A modern "inverter" fridge has a three-phase AC motors with, well, an inverter in front of it. It would be easy for the manufacturer to makes such fridges accept DC without a major redesign.
There's a good chance that such a machine may accept DC just fine without even knowing it. Assuming the inverter/VFD has a simple full-bridge as its first stage, the DC would just flow through the same half of the bridge all the time.
A lot of PSUs can do this too; I just bought a Mean Well RSP-1500-48 which specifies its input voltage as AC 90-264V, or DC 127-370V. This means I can run it straight from the traction battery in my car (200V DC) if I care to...
Many likely already do exactly that.
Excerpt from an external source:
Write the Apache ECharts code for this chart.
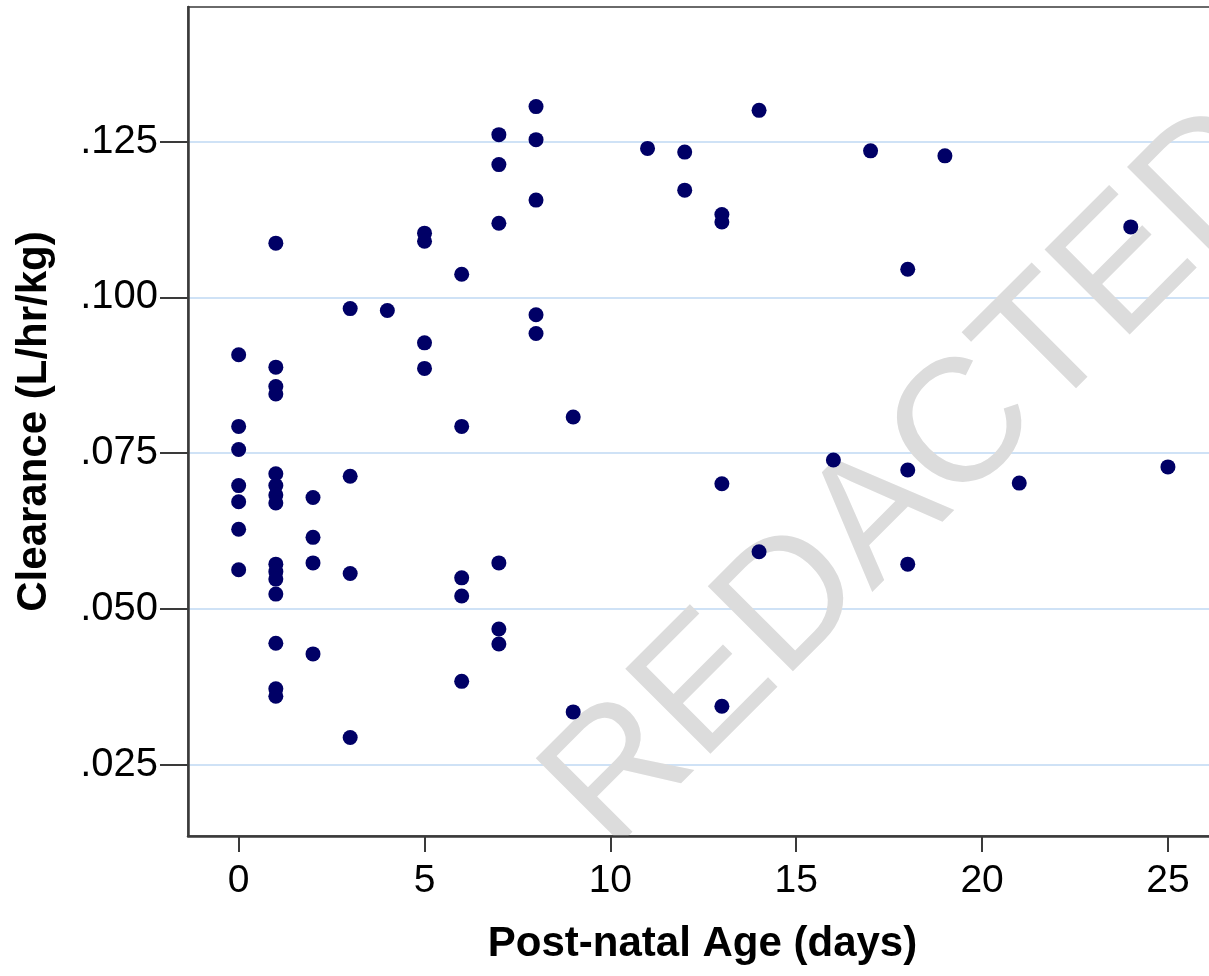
<!DOCTYPE html>
<html>
<head>
<meta charset="utf-8">
<script src="https://cdn.jsdelivr.net/npm/echarts@6/dist/echarts.min.js"></script>
<style>
html,body{margin:0;padding:0;background:#fff;}
#chart{width:1209px;height:976px;}
</style>
</head>
<body>
<div id="chart"></div>
<script>
// Post-natal age (days) of each observation
const ageDays = [
  0,0,0,0,0,0,0,
  1,1,1,1,1,1,1,1,1,1,1,1,1,1,1,
  2,2,2,2,
  3,3,3,3,
  4,
  5,5,5,5,
  6,6,6,6,6,
  7,7,7,7,7,7,
  8,8,8,8,8,
  9,9,
  11,
  12,12,
  13,13,13,13,
  14,14,
  16,
  17,
  18,18,18,
  19,
  21,
  24,
  25
];
// Clearance (L/hr/kg) of each observation
const clearance = [
  0.0908,0.0793,0.0756,0.0698,0.0672,0.0628,0.0563,
  0.1087,0.0888,0.0857,0.0845,0.0717,0.0698,0.0683,0.0670,0.0572,0.0560,0.0548,0.0524,0.0445,0.0372,0.0360,
  0.0679,0.0615,0.0574,0.0428,
  0.0982,0.0713,0.0557,0.0294,
  0.0979,
  0.1103,0.1090,0.0927,0.0886,
  0.1037,0.0793,0.0550,0.0521,0.0384,
  0.1261,0.1213,0.1119,0.0574,0.0468,0.0444,
  0.1306,0.1253,0.1156,0.0972,0.0942,
  0.0808,0.0335,
  0.1239,
  0.1233,0.1172,
  0.1133,0.1121,0.0701,0.0344,
  0.1300,0.0592,
  0.0739,
  0.1235,
  0.1045,0.0723,0.0572,
  0.1227,
  0.0702,
  0.1113,
  0.0728
];
const xTicks = [0, 5, 10, 15, 20, 25];
const yTicks = [0.025, 0.050, 0.075, 0.100, 0.125];
const xTitle = 'Post-natal Age (days)';
const yTitle = 'Clearance (L/hr/kg)';
const watermark = 'REDACTED';

const points = ageDays.map((d, i) => [d, clearance[i]]);
const FONT = "'Liberation Sans', Arial, sans-serif";

const chart = echarts.init(document.getElementById('chart'), null, {renderer: 'canvas'});
chart.setOption({
  animation: false,
  backgroundColor: '#ffffff',
  grid: {
    left: 188, top: 7, width: 1029, height: 829,
    outerBoundsMode: 'none',
    containLabel: false,
    show: true, borderColor: '#6a6a6a', borderWidth: 2, backgroundColor: 'transparent'
  },
  xAxis: {
    type: 'value',
    min: -1.363, max: 26.32,
    z: 4,
    name: xTitle,
    nameLocation: 'middle',
    nameGap: 87,
    nameTextStyle: {fontFamily: FONT, fontSize: 42, fontWeight: 'bold', color: '#000'},
    axisLine: {show: true, onZero: false, lineStyle: {color: '#3a3a3a', width: 2.5}},
    axisTick: {show: true, customValues: xTicks, length: 16, lineStyle: {color: '#3a3a3a', width: 2}},
    axisLabel: {customValues: xTicks, fontFamily: FONT, fontSize: 39, color: '#000', margin: 26},
    splitLine: {show: false}
  },
  yAxis: {
    type: 'value',
    min: 0.01359, max: 0.14658,
    name: yTitle,
    nameLocation: 'middle',
    nameGap: 133,
    nameRotate: 90,
    nameTextStyle: {fontFamily: FONT, fontSize: 42, fontWeight: 'bold', color: '#000'},
    axisLine: {show: true, onZero: false, lineStyle: {color: '#3a3a3a', width: 2.5}},
    axisTick: {show: true, customValues: yTicks, length: 28, lineStyle: {color: '#3a3a3a', width: 2}},
    axisLabel: {
      customValues: yTicks, fontFamily: FONT, fontSize: 40, color: '#000', margin: 30,
      padding: [14, 0, 0, 0],
      formatter: v => v.toFixed(3).replace(/^0/, '')
    },
    splitLine: {show: true, lineStyle: {color: '#cfe2f6', width: 2}}
  },
  graphic: [{
    type: 'text',
    x: 917, y: 479,
    rotation: 45 * Math.PI / 180,
    z: 3,
    silent: true,
    style: {
      text: watermark,
      fontFamily: FONT,
      fontSize: 175,
      fill: '#dcdcdc',
      align: 'center',
      verticalAlign: 'middle'
    }
  }, {
    type: 'rect',
    z: 3.5,
    silent: true,
    shape: {x: 188, y: 837.5, width: 1021, height: 139},
    style: {fill: '#ffffff'}
  }],
  series: [{
    type: 'scatter',
    data: points,
    symbol: 'circle',
    symbolSize: 15,
    z: 5,
    itemStyle: {color: '#000066', opacity: 1}
  }]
});
</script>
</body>
</html>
It's similar to computer power supplies, which can often (at least if they don't claim active PFC) just take DC at 320 V if set to 230 V AC, because the current handling on the bridge rectifier is specified for 115/120V, which results in a their current rating only being half-used at 230 V.
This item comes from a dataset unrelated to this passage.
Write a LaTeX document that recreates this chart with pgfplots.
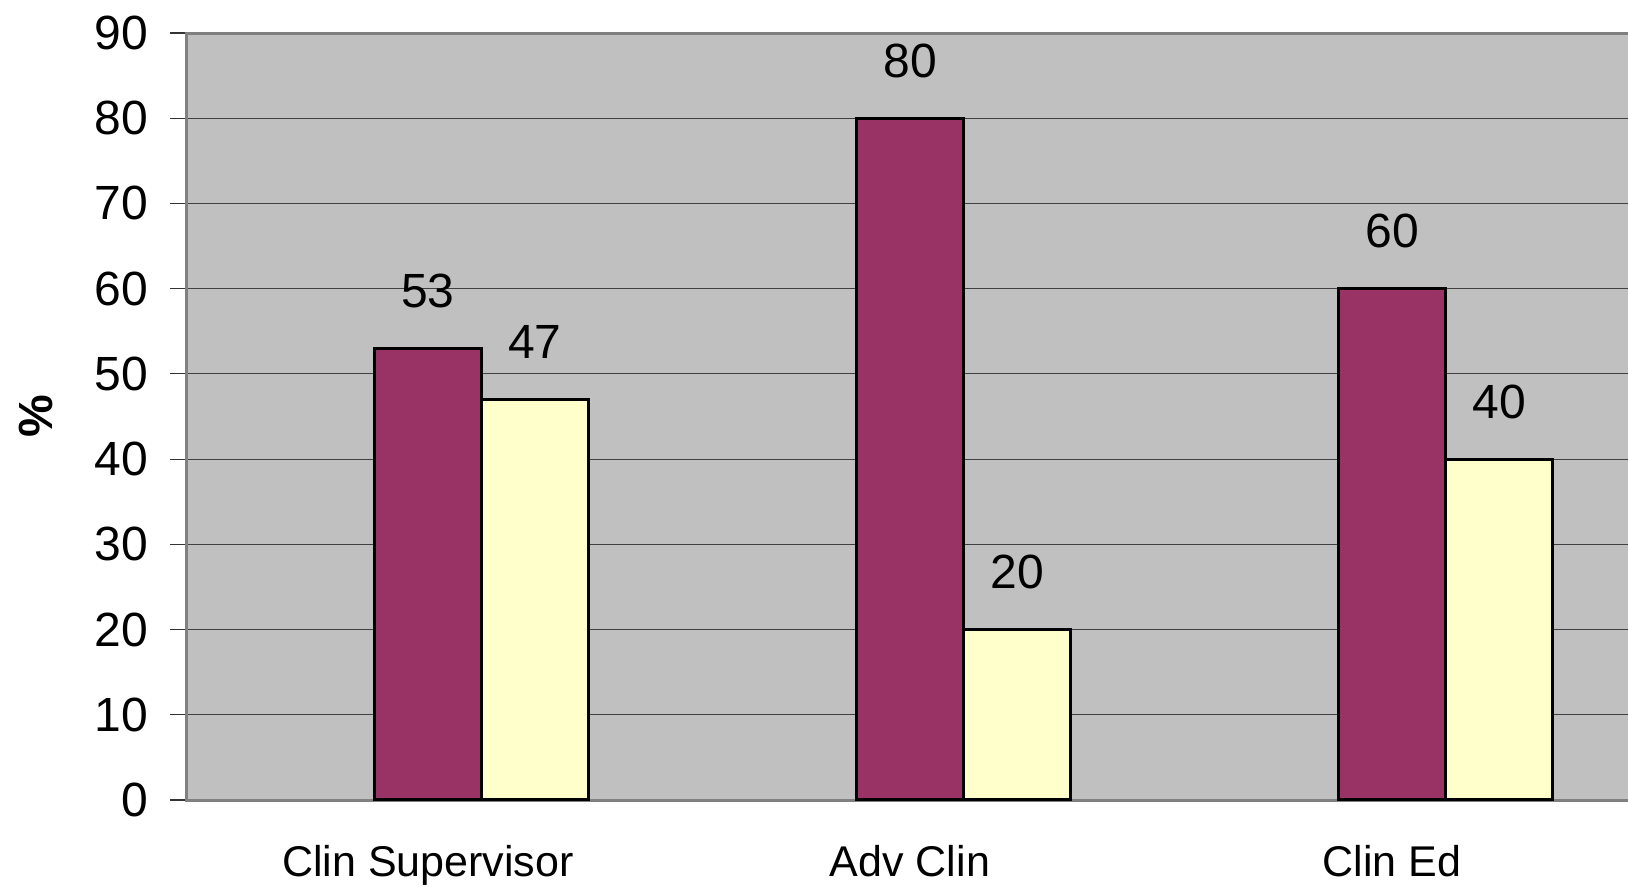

Which reminds me to check a modern server power supply for whether it could just be switched over to a battery bank at a suitable voltage on power loss. Most load should be easy to shed in a couple seconds by triggering suspend-to-RAM, and UPS are wastefully expensive if they only exist to tank full load for a moment and standby/idle for long enough to handle manual filling and starting of a generator.